Scharfe Töne schlägt dazu der Vorsitzende der Sudetendeutschen Landsmannschaft in Österreich (SLÖ) Gerhard Zeihsel an, der von dem "Versuch einer neuen Enteignung der Sudetendeutschen" sprach. Der Europaabgeordnete Posselt distanziert sich von solchen Angriffen.

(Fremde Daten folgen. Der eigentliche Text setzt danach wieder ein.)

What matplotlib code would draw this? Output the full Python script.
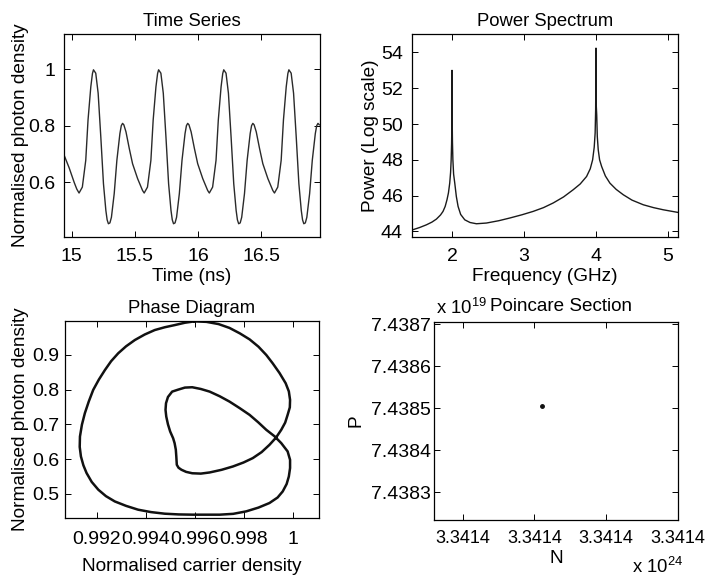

"Es geht nicht um Enteignung - es geht überhaupt nicht um Konfrontation! Das möchte ich ganz klar sagen: Hier will niemand mit einem anderen einen Streit anfangen! Wir sollten nach der Devise leben: Leben und leben lassen! Es soll die tschechischen Oblaten aus Karlsbad geben und es soll die sudetendeutschen Karlsbader Oblaten geben, die aufgrund der Tragödien des 20. Jahrhunderts jetzt in Dillingen hergestellt werden. Für beide gibt es einen großen Markt, beide können koexistieren, und ich finde, man könnte gerade hier ein immaterielles Zeichen der Versöhnung setzen, wenn man einfach sagt: Es gab in Böhmen bis zur Vertreibung zwei Völker, die Tschechen und die Deutschen, und die haben dasselbe gegessen und dasselbe getrunken und eine gemeinsame Kultur gehabt, die zum Beispiel in den Oblaten fortlebt. Und diese Oblaten gehören daher beiden Seiten gleichermaßen."

Die Karlsbader Oblaten sind übrigens nicht das einzige umstrittene Produkt - eine ähnliche Auseinandersetzung gibt es auch um die olomoucke tvaruzky, die Olmützer Quargeln.